Evaluation datasets - Githubissues

vineetm / ell-881-2018-deep-learning

Course Materials for ELL 881 2018: Fundamentals of Deep Learning

9 stars 7 forks source link

Evaluation datasets #30

Open anshumitts opened 5 years ago

anshumitts commented 5 years ago

Can you please point me towards the standard datasets being used in 10.1, 10.2, 10.3 and 10.4.

vineetm commented 5 years ago

@anshumitts You would need to see the corresponding datasets as listed on paper github repo. You will find that this in turn points to SentEval toolkit

anshumitts commented 5 years ago

@vineetm This uses pytorch, are we supposed to write codes for evaluation tasks as well?

vineetm commented 5 years ago

@anshumitts I don't expect you to write code for evaluation tasks. See this example on SentEval repo page. It shows how tensorflow code can be called.. https://github.com/facebookresearch/SentEval/blob/master/examples/googleuse.py

anshumitts commented 5 years ago

@vineetm http://ixa2.si.ehu.es/stswiki/index.php/STSbenchmark none of the links are working here please help

anshumitts commented 5 years ago

@vineetm TREC data is also not available on the given site.

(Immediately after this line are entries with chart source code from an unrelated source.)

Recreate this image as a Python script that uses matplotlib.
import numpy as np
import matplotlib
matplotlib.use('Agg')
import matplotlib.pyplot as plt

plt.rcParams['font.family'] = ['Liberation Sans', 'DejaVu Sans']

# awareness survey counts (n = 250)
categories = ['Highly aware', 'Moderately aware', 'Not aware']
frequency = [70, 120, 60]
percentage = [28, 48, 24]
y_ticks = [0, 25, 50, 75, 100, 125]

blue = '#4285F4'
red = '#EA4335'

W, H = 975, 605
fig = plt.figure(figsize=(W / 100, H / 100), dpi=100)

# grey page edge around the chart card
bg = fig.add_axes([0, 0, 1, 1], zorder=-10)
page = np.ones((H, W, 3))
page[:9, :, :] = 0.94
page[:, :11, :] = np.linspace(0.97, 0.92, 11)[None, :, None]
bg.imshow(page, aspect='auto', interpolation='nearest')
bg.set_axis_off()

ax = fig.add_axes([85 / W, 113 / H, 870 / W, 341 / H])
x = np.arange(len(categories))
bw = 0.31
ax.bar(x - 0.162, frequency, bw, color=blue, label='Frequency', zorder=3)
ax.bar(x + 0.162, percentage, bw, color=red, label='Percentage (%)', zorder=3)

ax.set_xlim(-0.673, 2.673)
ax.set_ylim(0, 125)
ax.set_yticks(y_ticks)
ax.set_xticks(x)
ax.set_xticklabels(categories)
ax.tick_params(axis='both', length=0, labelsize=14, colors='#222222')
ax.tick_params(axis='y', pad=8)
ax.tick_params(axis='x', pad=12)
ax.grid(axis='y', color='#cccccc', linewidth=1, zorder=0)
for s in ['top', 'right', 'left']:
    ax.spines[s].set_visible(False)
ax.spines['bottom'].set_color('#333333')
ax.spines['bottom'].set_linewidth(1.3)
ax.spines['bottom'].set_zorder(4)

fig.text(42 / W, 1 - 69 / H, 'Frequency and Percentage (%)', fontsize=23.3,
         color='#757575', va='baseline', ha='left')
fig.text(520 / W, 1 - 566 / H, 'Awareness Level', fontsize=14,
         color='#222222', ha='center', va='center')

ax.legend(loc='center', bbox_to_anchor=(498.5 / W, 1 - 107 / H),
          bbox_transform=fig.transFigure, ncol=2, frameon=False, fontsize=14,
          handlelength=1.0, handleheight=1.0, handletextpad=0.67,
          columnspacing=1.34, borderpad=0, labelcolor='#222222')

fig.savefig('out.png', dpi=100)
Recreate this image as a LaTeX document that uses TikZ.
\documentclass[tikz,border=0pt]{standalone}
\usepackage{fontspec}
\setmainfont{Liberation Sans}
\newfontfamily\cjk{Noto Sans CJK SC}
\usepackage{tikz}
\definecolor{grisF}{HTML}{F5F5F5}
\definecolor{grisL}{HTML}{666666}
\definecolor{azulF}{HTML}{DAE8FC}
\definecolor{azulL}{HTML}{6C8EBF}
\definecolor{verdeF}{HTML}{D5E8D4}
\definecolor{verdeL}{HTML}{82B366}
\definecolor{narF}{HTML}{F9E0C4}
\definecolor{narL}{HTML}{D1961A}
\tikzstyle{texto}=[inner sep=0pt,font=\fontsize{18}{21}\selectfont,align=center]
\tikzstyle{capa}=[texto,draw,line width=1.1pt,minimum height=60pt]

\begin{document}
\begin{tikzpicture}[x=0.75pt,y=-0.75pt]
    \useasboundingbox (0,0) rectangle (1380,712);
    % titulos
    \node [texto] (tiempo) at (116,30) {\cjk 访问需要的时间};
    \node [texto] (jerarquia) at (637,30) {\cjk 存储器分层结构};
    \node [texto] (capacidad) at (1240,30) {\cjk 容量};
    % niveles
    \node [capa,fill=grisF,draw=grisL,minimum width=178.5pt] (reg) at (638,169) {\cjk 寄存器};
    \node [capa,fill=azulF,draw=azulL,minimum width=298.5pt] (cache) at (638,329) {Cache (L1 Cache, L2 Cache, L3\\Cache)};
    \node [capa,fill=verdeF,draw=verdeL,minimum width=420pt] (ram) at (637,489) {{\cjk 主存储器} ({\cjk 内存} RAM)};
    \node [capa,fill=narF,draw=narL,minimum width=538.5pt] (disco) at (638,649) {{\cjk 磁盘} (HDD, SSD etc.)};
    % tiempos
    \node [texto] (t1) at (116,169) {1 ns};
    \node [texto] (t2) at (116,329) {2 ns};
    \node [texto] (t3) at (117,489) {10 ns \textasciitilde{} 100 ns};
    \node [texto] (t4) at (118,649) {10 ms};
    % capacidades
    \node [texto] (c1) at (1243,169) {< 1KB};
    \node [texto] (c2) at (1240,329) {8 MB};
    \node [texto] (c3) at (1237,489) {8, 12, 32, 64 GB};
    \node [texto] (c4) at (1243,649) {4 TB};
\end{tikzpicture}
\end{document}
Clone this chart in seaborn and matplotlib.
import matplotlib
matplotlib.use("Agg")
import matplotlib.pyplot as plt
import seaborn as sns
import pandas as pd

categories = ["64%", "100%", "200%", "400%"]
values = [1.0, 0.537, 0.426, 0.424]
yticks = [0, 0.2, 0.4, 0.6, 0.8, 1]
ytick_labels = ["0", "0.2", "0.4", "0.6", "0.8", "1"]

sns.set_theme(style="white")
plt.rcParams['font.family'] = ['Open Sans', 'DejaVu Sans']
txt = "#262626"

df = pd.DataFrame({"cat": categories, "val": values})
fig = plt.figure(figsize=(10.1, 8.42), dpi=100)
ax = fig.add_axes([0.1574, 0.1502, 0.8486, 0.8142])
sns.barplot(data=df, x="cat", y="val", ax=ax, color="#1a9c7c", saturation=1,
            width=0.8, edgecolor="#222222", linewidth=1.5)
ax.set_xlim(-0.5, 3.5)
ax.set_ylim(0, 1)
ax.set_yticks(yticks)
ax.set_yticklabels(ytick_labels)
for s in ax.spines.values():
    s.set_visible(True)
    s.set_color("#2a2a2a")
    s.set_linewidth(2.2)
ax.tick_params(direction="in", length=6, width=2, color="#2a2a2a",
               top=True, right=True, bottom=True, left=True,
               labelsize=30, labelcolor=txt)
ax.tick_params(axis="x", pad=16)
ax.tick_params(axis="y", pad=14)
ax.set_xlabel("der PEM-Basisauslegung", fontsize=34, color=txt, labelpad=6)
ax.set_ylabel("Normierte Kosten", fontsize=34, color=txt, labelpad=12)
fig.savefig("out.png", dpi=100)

vineetm commented 5 years ago

@anshumitts Given the short time to go before the deadline, I would advise you to work with data that is available. You can skip the data you are not able to access

anshumitts commented 5 years ago

@vineetm It's not clear whether we should use encoder RNN to create sentence embeddings or Bag of words. Can you please suggest me the same?

vineetm commented 5 years ago

@anshumitts You should use encoder RNN to create sentence embeddings. If you have time, compare the results with bag of words (Optional).

anshumitts commented 5 years ago

@vineetm This is causing an issue Tensorflow in eager mode is conflicting with pytorch causing. buss error Please suggest a solution

vineetm commented 5 years ago

@anshumitts I can suggest you an alternate solution. You can pre-compute the sentence vectors for the evaluation tasks, and store them in a numpy array or equivalent. When working with pytorch you can use this numpy array... This might work as you don't really care about Tensorflow model, you only care about the sentence vectors.